The Workforce Initiative sent Guillory to the Chamber as a part-time clerk, and she quickly picked up on the organizational needs and carved out a considerable niche in the corporate structure of the Chamber.
In January, Guillory had performed her work duties so well, that a full-time job was in the bag.
Her duties now include updating the membership database, maintaining the Chamber’s website, coordinating board and committee meetings, coordinating Chamber events down to signing people in at the door, creating flyers on upcoming Chamber events and she’s usually the one answering the telephone.
“She’s the hub of the Chamber,” McComack said. “She’s truly the silver lining of the Katrina cloud.”
“They embraced me from Day One,” Guillory commented. Taking a job in St. John Parish has enabled her to not only cut down on her commute but also rediscover her community assets.
“All those years I lived here and worked here, I didn’t know what was going on here,’ she said.
Now, she is on a first-name basis with many of the business, industrial and political movers and shakers in the Parish.
She remembers once going through a power outage and while most people would sit through a long period of waiting on hold for an anonymous voice, she knew people in the corporate ladder, called them directly and got swift action.
Another time, an important meeting of the Chamber’s Public Policy Committee was a half-hour from meeting.
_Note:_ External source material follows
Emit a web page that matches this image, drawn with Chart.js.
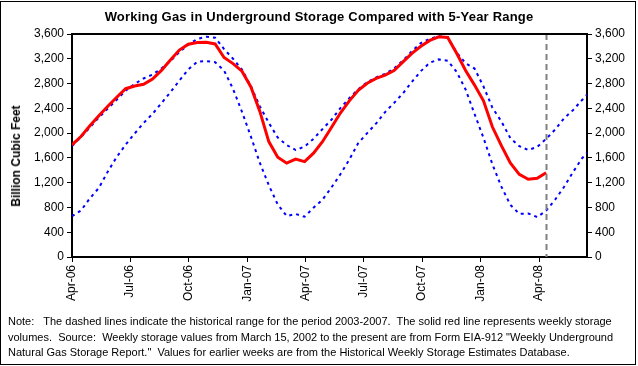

The conference room at the Chamber office was prepared and ready.
Suddenly, water burst through the ceiling, drenching chairs in the conference room. McComack turned into a whirlwind of crisis mode mush, running and near tears. Guillory calmly moved a trash can to collect the leak and began making phone calls to have the problem cleaned up and the water leak source found.
For Guillory, divorced and with two sons, ages 15 and 18, crisis was nothing new.
“There’s a lot of growth potential here, and I want to be apart of that growth.”